Niebel forderte hingegen, die FDP dürfe die Entscheidung über das Führungsteam nicht vom Ausgang einer Landtagswahl abhängig machen. "So wie jetzt kann es mit der FDP nicht weitergehen!" Die FDP habe sich als Team nicht gut genug aufgestellt, sie bleibe weit hinter ihren Möglichkeiten zurück und verliere jeden Tag Chancen. Deshalb sei eine schnelle Entscheidung nötig, der für Mai geplante Parteitag müsse vorgezogen werden. Das verlangen auch andere Spitzenliberale.

Der ehemalige Bundesinnenminister Gerhart Baum sprach sich für eine personelle Neuausrichtung aus. Auf NDR Info sagte Baum, Rösler müsse sich fragen, ob er angesichts der Kritik noch etwas dazu beitragen könne, die FDP aus dem Tief herauszuführen. "Ich bin der Meinung, dass die Zukunft sehr eng verbunden ist mit dem Namen Brüderle, mit dem Namen Christian Lindner." Lindner will nach seinem Landtagswahlsieg aber längerfristig in Nordrhein-Westfalen bleiben.

Nach Informationen der Deutschen Presse-Agentur pochen führende Liberale auf einen Parteitag bereits Anfang März. Darüber beriet die FDP-Spitze am Sonntagmorgen bei einer Präsidiumssitzung. Es fiel aber noch keine Entscheidung. Die FDP liegt sowohl im Bund als auch in Niedersachsen in Umfragen bei rund vier Prozent.

SPD und Grünen rechnen nach dem Dreikönigstreffen mit einer raschen Ablösung von Rösler. Die Grünen-Spitzenkandidatin Katrin Göring-Eckardt warf den Liberalen vor, im Umgang mit dem Parteichef jeden Anstand vermissen zu lassen. "Stuttgart ist die Abschiedsveranstaltung für Rösler.
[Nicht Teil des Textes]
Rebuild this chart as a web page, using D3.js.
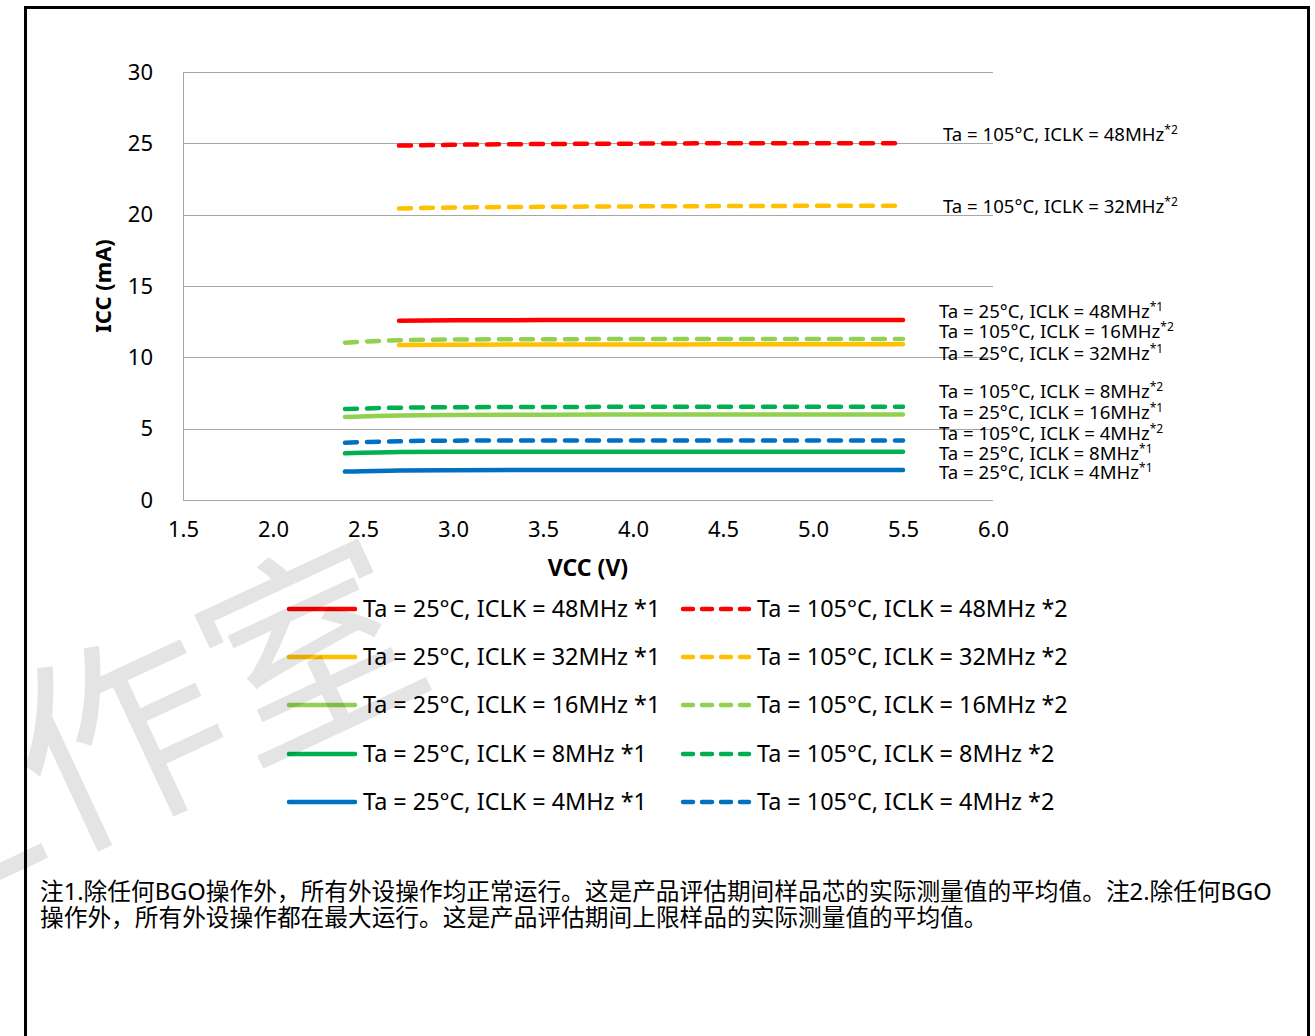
<!DOCTYPE html>
<html><head><meta charset="utf-8">
<script src="https://cdn.jsdelivr.net/npm/d3@7"></script>
<style>
body{margin:0;background:#fff;}
text{font-family:"Noto Sans","Noto Sans CJK SC",sans-serif;}
</style></head>
<body><svg id="c" width="1315" height="1036"></svg>
<script>
// ---- data ----
const xStart24 = [2.4, 2.7, 3.0, 3.5, 4.0, 4.5, 5.0, 5.5];
const xStart27 = [2.7, 3.0, 3.5, 4.0, 4.5, 5.0, 5.5];
const ta25_4MHz  = [1.99, 2.07, 2.09, 2.10, 2.10, 2.10, 2.10, 2.10];
const ta25_8MHz  = [3.27, 3.36, 3.38, 3.39, 3.39, 3.39, 3.39, 3.39];
const ta25_16MHz = [5.82, 5.93, 5.96, 5.98, 5.99, 6.00, 6.00, 6.00];
const ta25_32MHz = [10.86, 10.88, 10.90, 10.90, 10.91, 10.91, 10.91];
const ta25_48MHz = [12.57, 12.60, 12.61, 12.62, 12.62, 12.62, 12.62];
const ta105_4MHz  = [4.02, 4.12, 4.16, 4.17, 4.17, 4.17, 4.17, 4.17];
const ta105_8MHz  = [6.38, 6.47, 6.50, 6.52, 6.53, 6.53, 6.53, 6.53];
const ta105_16MHz = [11.03, 11.20, 11.25, 11.27, 11.28, 11.28, 11.28, 11.28];
const ta105_32MHz = [20.44, 20.50, 20.55, 20.58, 20.60, 20.62, 20.63];
const ta105_48MHz = [24.84, 24.90, 24.95, 24.98, 25.00, 25.00, 25.00];
const xTicks = [1.5, 2.0, 2.5, 3.0, 3.5, 4.0, 4.5, 5.0, 5.5, 6.0];
const yTicks = [0, 5, 10, 15, 20, 25, 30];
const legendLeft  = ["Ta = 25°C, ICLK = 48MHz *1","Ta = 25°C, ICLK = 32MHz *1","Ta = 25°C, ICLK = 16MHz *1","Ta = 25°C, ICLK = 8MHz *1","Ta = 25°C, ICLK = 4MHz *1"];
const legendRight = ["Ta = 105°C, ICLK = 48MHz *2","Ta = 105°C, ICLK = 32MHz *2","Ta = 105°C, ICLK = 16MHz *2","Ta = 105°C, ICLK = 8MHz *2","Ta = 105°C, ICLK = 4MHz *2"];
const colors = ["#FF0000","#FFC000","#92D050","#00B050","#0070C0"];
// right-side annotations: [main text, superscript]
const annoText = [
 ["Ta = 105°C, ICLK = 48MHz","*2"],["Ta = 105°C, ICLK = 32MHz","*2"],
 ["Ta = 25°C, ICLK = 48MHz","*1"],["Ta = 105°C, ICLK = 16MHz","*2"],["Ta = 25°C, ICLK = 32MHz","*1"],
 ["Ta = 105°C, ICLK = 8MHz","*2"],["Ta = 25°C, ICLK = 16MHz","*1"],["Ta = 105°C, ICLK = 4MHz","*2"],
 ["Ta = 25°C, ICLK = 8MHz","*1"],["Ta = 25°C, ICLK = 4MHz","*1"]];
const footLines = ["注1.除任何BGO操作外，所有外设操作均正常运行。这是产品评估期间样品芯的实际测量值的平均值。注2.除任何BGO",
 "操作外，所有外设操作都在最大运行。这是产品评估期间上限样品的实际测量值的平均值。"];
const xTitle = "VCC (V)", yTitle = "ICC (mA)";
const watermark = "工作室";

// ---- layout ----
const svg = d3.select("#c");
const x = d3.scaleLinear().domain([1.5, 6]).range([183, 993]);
const y = d3.scaleLinear().domain([0, 30]).range([500, 72]);

// frame
svg.append("rect").attr("x",25.5).attr("y",7.5).attr("width",1283).attr("height",1100)
  .attr("fill","none").attr("stroke","#000").attr("stroke-width",3);

// grid
svg.append("g").selectAll("line").data(yTicks).join("line")
  .attr("x1",x(1.5)).attr("x2",x(6)).attr("y1",d=>Math.round(y(d))+0.5).attr("y2",d=>Math.round(y(d))+0.5)
  .attr("stroke","#a6a6a6").attr("stroke-width",1);
svg.append("line").attr("x1",x(1.5)+0.5).attr("x2",x(1.5)+0.5).attr("y1",y(30)).attr("y2",y(0))
  .attr("stroke","#a6a6a6");

// axes
const ay = svg.append("g").attr("transform",`translate(${x(1.5)},0)`)
  .call(d3.axisLeft(y).tickValues(yTicks).tickSize(0).tickPadding(30).tickFormat(d3.format("d")));
const ax = svg.append("g").attr("transform",`translate(0,${y(0)})`)
  .call(d3.axisBottom(x).tickValues(xTicks).tickSize(0).tickPadding(21).tickFormat(d3.format(".1f")));
[ay,ax].forEach(a=>{a.select(".domain").remove();a.selectAll("text").attr("font-size",22).attr("fill","#000")
  .attr("font-family","'Noto Sans',sans-serif");});

svg.append("text").attr("x",588).attr("y",576).attr("text-anchor","middle").attr("font-size",23)
  .attr("font-weight","bold").text(xTitle);
svg.append("text").attr("transform","translate(111,286) rotate(-90)").attr("text-anchor","middle")
  .attr("font-size",22).attr("font-weight","bold").text(yTitle);

// series
const series = [
 {xs:xStart27, v:ta25_48MHz, c:colors[0], dash:false},
 {xs:xStart27, v:ta25_32MHz, c:colors[1], dash:false},
 {xs:xStart24, v:ta25_16MHz, c:colors[2], dash:false},
 {xs:xStart24, v:ta25_8MHz,  c:colors[3], dash:false},
 {xs:xStart24, v:ta25_4MHz,  c:colors[4], dash:false},
 {xs:xStart27, v:ta105_48MHz, c:colors[0], dash:true},
 {xs:xStart27, v:ta105_32MHz, c:colors[1], dash:true},
 {xs:xStart24, v:ta105_16MHz, c:colors[2], dash:true},
 {xs:xStart24, v:ta105_8MHz,  c:colors[3], dash:true},
 {xs:xStart24, v:ta105_4MHz,  c:colors[4], dash:true}];
const line = d3.line().x(d=>x(d[0])).y(d=>y(d[1])).curve(d3.curveMonotoneX);
svg.append("g").selectAll("path").data(series).join("path")
  .attr("d",s=>line(s.xs.map((xv,i)=>[xv,s.v[i]])))
  .attr("fill","none").attr("stroke",s=>s.c).attr("stroke-width",4.5)
  .attr("stroke-linecap","round").attr("stroke-dasharray",s=>s.dash?"12,10":null);

// annotations
const annoX = [943,943,939,939,939,939,939,939,939,939];
const annoY = [141,213,318,338,360,398,419,440,460,479];
const ag = svg.append("g");
annoText.forEach((a,i)=>{
  const t = ag.append("text").attr("x",annoX[i]).attr("y",annoY[i]).attr("font-size",18.6).attr("fill","#000");
  t.append("tspan").text(a[0]);
  t.append("tspan").attr("font-size",12).attr("dy",-7).text(a[1]);
});

// legend
const rowsY = [609,657,705,754,802];
const lg = svg.append("g");
[[legendLeft,287,false],[legendRight,681,true]].forEach(([labels,lx,dash])=>{
  labels.forEach((lab,i)=>{
    lg.append("line").attr("x1",lx+2).attr("x2",lx+68).attr("y1",rowsY[i]).attr("y2",rowsY[i])
      .attr("stroke",colors[i]).attr("stroke-width",4.5).attr("stroke-linecap","round")
      .attr("stroke-dasharray",dash?"10,9":null);
    lg.append("text").attr("x",lx+76).attr("y",rowsY[i]+8).attr("font-size",23.4).attr("fill","#000").text(lab);
  });
});

// footnote
svg.append("g").selectAll("text").data(footLines).join("text")
  .attr("x",40).attr("y",(d,i)=>900+i*26).attr("font-size",23.7)
  .attr("font-family","'Noto Sans CJK SC','Noto Sans',sans-serif").attr("fill","#000").text(d=>d);

// watermark
svg.append("text").attr("transform","translate(118,735) rotate(-25)").attr("text-anchor","middle")
  .attr("dominant-baseline","central").attr("font-size",210)
  .attr("font-family","'Noto Sans CJK SC',sans-serif").attr("fill","#000").attr("opacity",0.1).text(watermark);
</script></body></html>
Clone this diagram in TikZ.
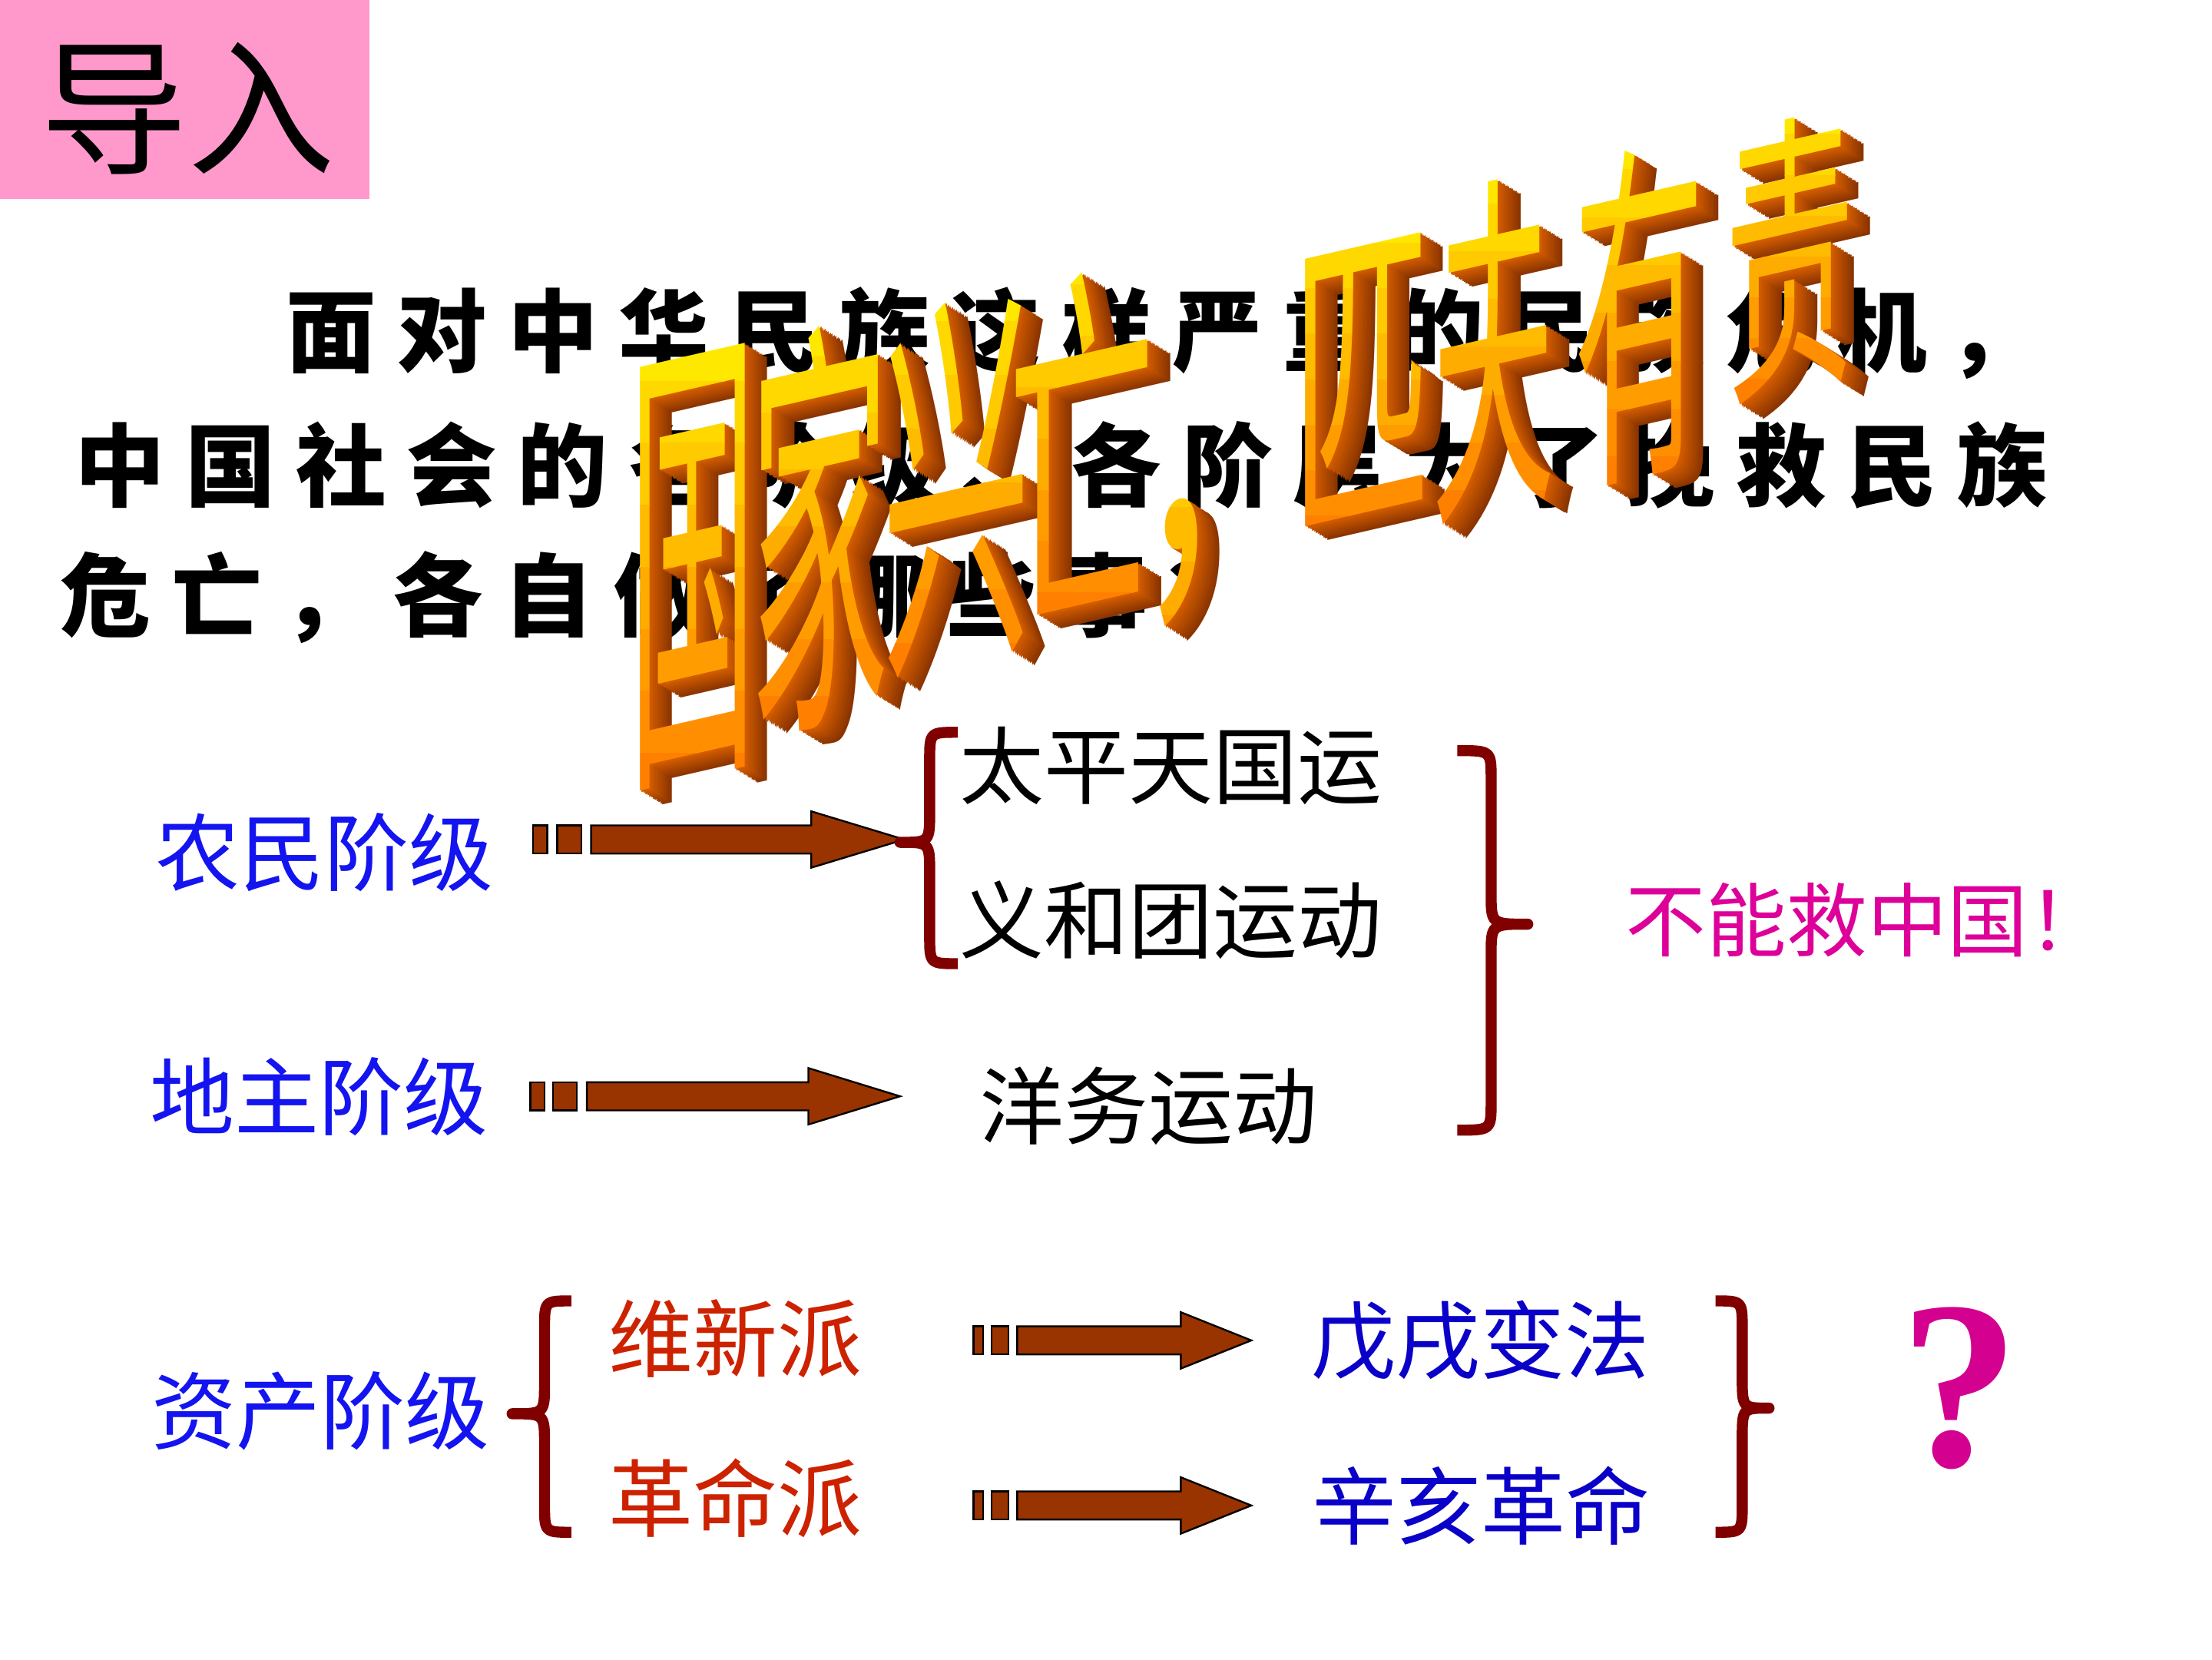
\documentclass[tikz,border=0pt]{standalone}
\usepackage{fontspec}
\newfontfamily\cjk{Noto Sans CJK SC}
\newfontfamily\qfont{Liberation Serif}
\definecolor{pinkbox}{HTML}{FF99CC}
\definecolor{lblue}{HTML}{1414F0}
\definecolor{dblue}{HTML}{0A00C8}
\definecolor{redtxt}{HTML}{CC2200}
\definecolor{magtxt}{HTML}{DD0099}
\definecolor{qmag}{HTML}{D4008F}
\definecolor{bracec}{HTML}{800000}
\definecolor{arrowc}{HTML}{993300}
\definecolor{wfTop}{HTML}{FFE800}
\definecolor{wfBot}{HTML}{FF8000}
\definecolor{wsB}{HTML}{8A3400}
\definecolor{wsF}{HTML}{D25C00}

\newcommand\barrowshape[8]{%
  \draw[barw] (#1,#8-10) rectangle (#2,#8+10);
  \draw[barw] (#3,#8-10) rectangle (#4,#8+10);
  \draw[barw] (#5,#8-10) -- (#6,#8-10) -- (#6,#8-20) -- (#7,#8) -- (#6,#8+20) -- (#6,#8+10) -- (#5,#8+10) -- cycle;}

\newcommand\bracepath[6]{%
  \draw[brc] (#1,#4) .. controls (#2,#4) .. (#2,#4+20) -- (#2,#5-22)
     .. controls (#2,#5) .. (#3,#5) .. controls (#2,#5) .. (#2,#5+22)
     -- (#2,#6-20) .. controls (#2,#6) .. (#1,#6);}

\newcommand\wachar[6]{%
  \foreach \k in {12,11,...,1}{%
    \pgfmathtruncatemacro\pp{(12-\k)*100/11}%
    \begin{scope}[shift={(#3+\k*1.33,#4+\k*0.83)}]
      \node[wa, yslant=0.23, xscale=#5, yscale=#6, text=wsF!\pp!wsB] (wa#1s\k) at (0,0) {#2};
    \end{scope}}
  \pgfmathsetmacro\hh{40*#6+10*#5+8}%
  \pgfmathsetmacro\bh{\hh/4}%
  \foreach \j in {0,...,7}{%
    \pgfmathtruncatemacro\qq{100-\j*100/7}%
    \begin{scope}[shift={(#3,#4)}]
      \clip (-110,{-\hh+\j*\bh}) rectangle (110,{-\hh+(\j+1)*\bh});
      \node[wa, yslant=0.23, xscale=#5, yscale=#6, text=wfTop!\qq!wfBot] (wa#1f\j) at (0,0) {#2};
    \end{scope}}}

\begin{document}
\begin{tikzpicture}[x=0.4592pt,y=-0.4592pt,
  para/.style={font=\cjk\bfseries\fontsize{29.4}{30}\selectfont, inner sep=0, anchor=base west},
  lbl/.style={font=\cjk\fontsize{27.5}{28}\selectfont, inner sep=0, anchor=west},
  brc/.style={draw=bracec, line width=3.6pt, line join=round},
  barw/.style={fill=arrowc, draw=black, line width=0.6pt},
  wa/.style={font=\cjk\fontsize{40}{40}\selectfont, inner sep=0, transform shape}]
\useasboundingbox (0,0) rectangle (1568,1176);
\fill[white] (0,0) rectangle (1568,1176);

% title box
\fill[pinkbox] (0,0) rectangle (262,141);
\node[font=\cjk\fontsize{48}{48}\selectfont, inner sep=0] (title) at (133,77) {导入};

% paragraph
\foreach \c [count=\i from 0] in {面,对,中,华,民,族,这,样,严,重,的,民,族,危,机,，}
  \node[para] (pa\i) at ({202.5+\i*78.5},259) {\c};
\foreach \c [count=\i from 0] in {中,国,社,会,的,各,阶,级,、,各,阶,层,为,了,挽,救,民,族}
  \node[para] (pb\i) at ({52.5+\i*78.5},354) {\c};
\foreach \c [count=\i from 0] in {危,亡,，,各,自,做,了,哪,些,事,？}
  \node[para] (pc\i) at ({42.5+\i*78.5},446) {\c};

% lower diagram labels
\node[lbl, text=lblue] (nong) at (110,604) {农民阶级};
\node[lbl, text=lblue] (dizhu) at (106,777) {地主阶级};
\node[lbl, text=lblue] (zichan) at (107,1000) {资产阶级};
\node[lbl] (taiping) at (680,543) {太平天国运};
\node[lbl] (yihe) at (680,652) {义和团运动};
\node[lbl] (yangwu) at (694,784) {洋务运动};
\node[lbl, font=\cjk\fontsize{26.2}{27}\selectfont, text=magtxt] (buneng) at (1152,652) {不能救中国！};
\node[lbl, text=redtxt] (weixin) at (431,949) {维新派};
\node[lbl, text=redtxt] (geming) at (431,1062) {革命派};
\node[lbl, text=dblue] (wuxu) at (929,950) {戊戌变法};
\node[lbl, text=dblue] (xinhai) at (930,1067) {辛亥革命};
\node[font=\qfont\bfseries\fontsize{78}{78}\selectfont, text=qmag, inner sep=0] (qm) at (1389,984) {?};

% block arrows
\barrowshape{378}{388}{395}{412}{419}{575}{641}{595}
\barrowshape{376}{386}{392}{409}{416}{573}{638}{777}
\barrowshape{690}{697}{703}{715}{721}{837}{887}{950}
\barrowshape{690}{697}{703}{715}{721}{837}{887}{1067}

% braces
\bracepath{679}{659}{638}{519}{597}{683}
\bracepath{1033}{1057}{1083}{532}{655}{801}
\bracepath{405}{386}{363}{922}{1002}{1086}
\bracepath{1216}{1235}{1254}{922}{998}{1086}

% word art
\wachar{1}{国}{491}{402}{1.03}{3.94}
\wachar{2}{家}{581}{373}{1.13}{3.53}
\wachar{3}{兴}{678}{342}{1.21}{3.30}
\wachar{4}{亡}{767}{311}{1.20}{3.14}
\wachar{5}{,}{836}{398}{1.8}{3.2}
\wachar{6}{匹}{965}{269}{1.13}{2.74}
\wachar{7}{夫}{1059}{246}{0.99}{2.94}
\wachar{8}{有}{1162}{222}{1.06}{2.93}
\wachar{9}{责}{1269}{182}{1.05}{2.43}
\end{tikzpicture}
\end{document}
Seine Tage und die der FDP sind gezählt."

SPD-Fraktionsgeschäftsführer Thomas Oppermann glaubt, dass Brüderle nach der Niedersachsen-Wahl als Übergangsvorsitzender die restliche Regierungszeit abwickeln werde. "Ihm bleibt nur noch, die Scherben der jungen Garde aufzusammeln."